GR L 18710; (March, 1963) (Digest)
G.R. No. L-18710. March 30, 1963.
NATIONAL MERCHANDISING CORPORATION, petitioner, vs. COURT OF INDUSTRIAL RELATIONS, GOODWILL LABOR ORGANIZATION-CCLU and NAMERCO EMPLOYEES and LABOR ASSOCIATION (FTLO), respondents.
FACTS
The National Merchandising Corporation (NAMERCO) petitioned the Court of Industrial Relations (CIR) to determine if the Goodwill Labor Organization could properly act as a bargaining agent for its employees. The parties agreed to hold a certification election but disagreed on the composition of the appropriate bargaining unit. NAMERCO sought to exclude eight employees—Cornelio Vitug, Eufronio Atienza, Ricardo Rodriguez, Edilberto Enriquez, Jesus Avila, Jose Padilla, Alejandro Justo, and Eulogio Candelaria—holding designations such as Chief Mechanic, Chief Welder, Chief Painter, and Chief Carpenter, on the ground that they were supervisors under Republic Act No. 875 (The Industrial Peace Act). The company argued these employees performed supervisory functions within the Repairs and Maintenance Department.
The CIR trial court found these eight employees to be, at most, minor supervisory employees who worked closely with the few men under them. It directed their inclusion in the Employer Unit for the certification election. This order was affirmed by the CIR en banc. NAMERCO elevated the case, contending that these employees were supervisors as legally defined and should therefore be excluded from the rank-and-file bargaining unit.
ISSUE
Whether the eight employees are supervisors as defined in Section 2(k) of Republic Act No. 875 , thereby warranting their exclusion from the appropriate bargaining unit for certification election purposes.
RULING
The Supreme Court affirmed the CIR’s ruling, holding that the eight employees are not supervisors but are properly included in the rank-and-file bargaining unit. The legal definition of a “supervisor” under Section 2(k) of R.A. 875 requires that a person must have authority, in the interest of the employer, to hire, transfer, suspend, lay-off, recall, discharge, assign, recommend, or discipline other employees, or responsibly direct them, or effectively recommend such acts. Crucially, the exercise of such authority must not be merely routinary or clerical but must require the use of independent judgment.

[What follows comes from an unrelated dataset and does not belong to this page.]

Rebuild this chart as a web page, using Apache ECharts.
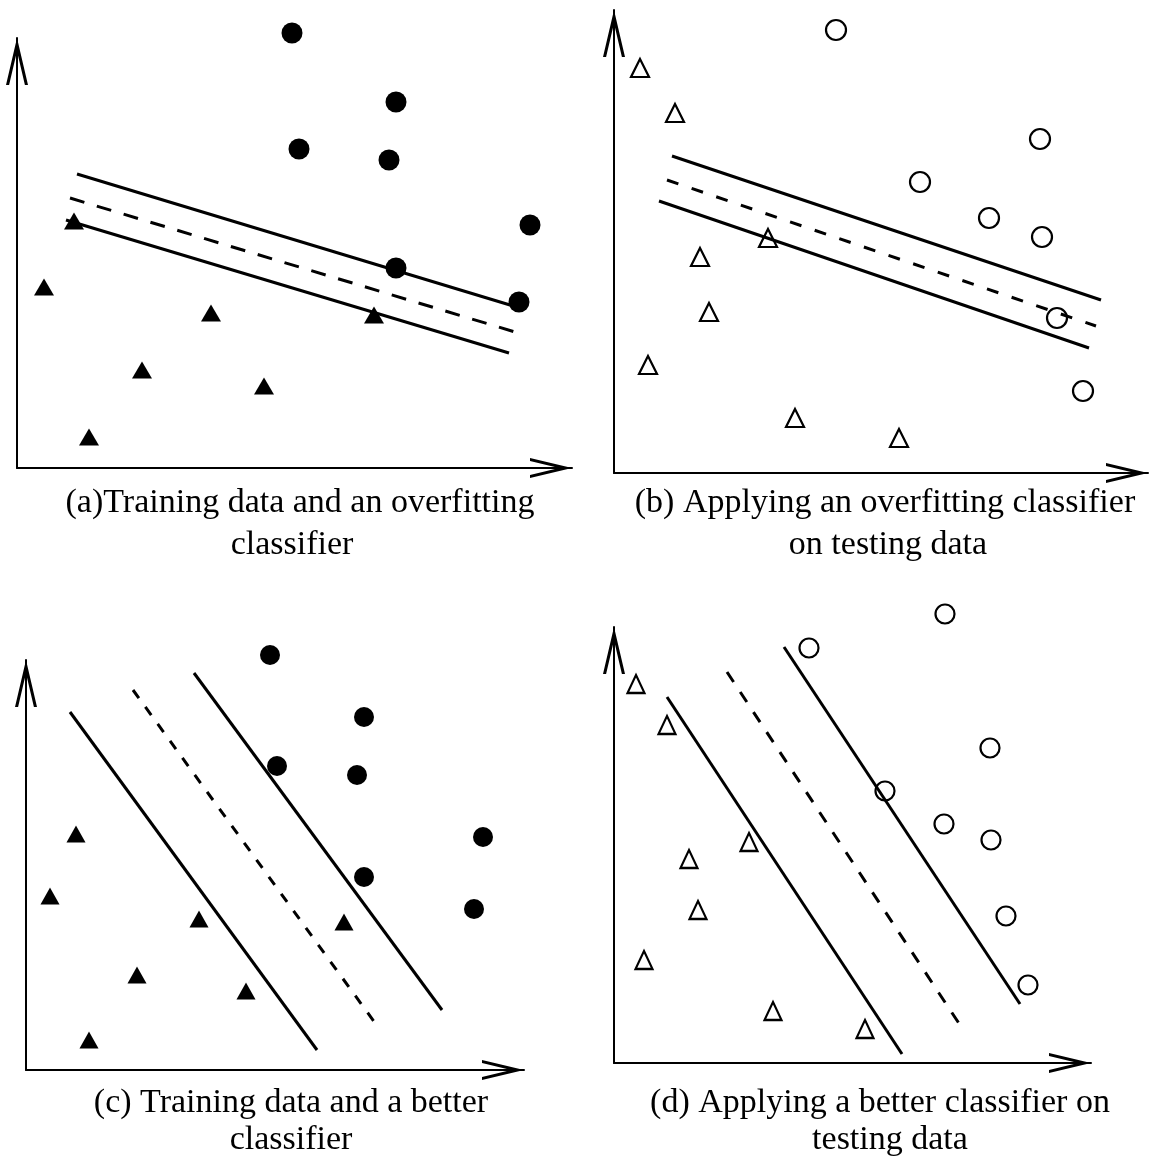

The Court found that NAMERCO failed to substantiate its claim. The evidence showed that while the Personnel Manager testified these section heads could recommend hiring or dismissal, no concrete instance was presented where any of them had actually made such a recommendation. Their alleged recommendatory powers were subject to evaluation, review, and final approval by higher department heads. Furthermore, the work assignments for all personnel in the department were given by the Service Manager, Justo Sycip, indicating the eight employees did not “responsibly direct” their subordinates. Their designations as “chief” merely signified they were the lead workers among their peers, not that they possessed genuine supervisory authority requiring independent judgment. Consequently, they were correctly classified as minor supervisory employees or mere leadmen, properly belonging to the rank-and-file unit for collective bargaining.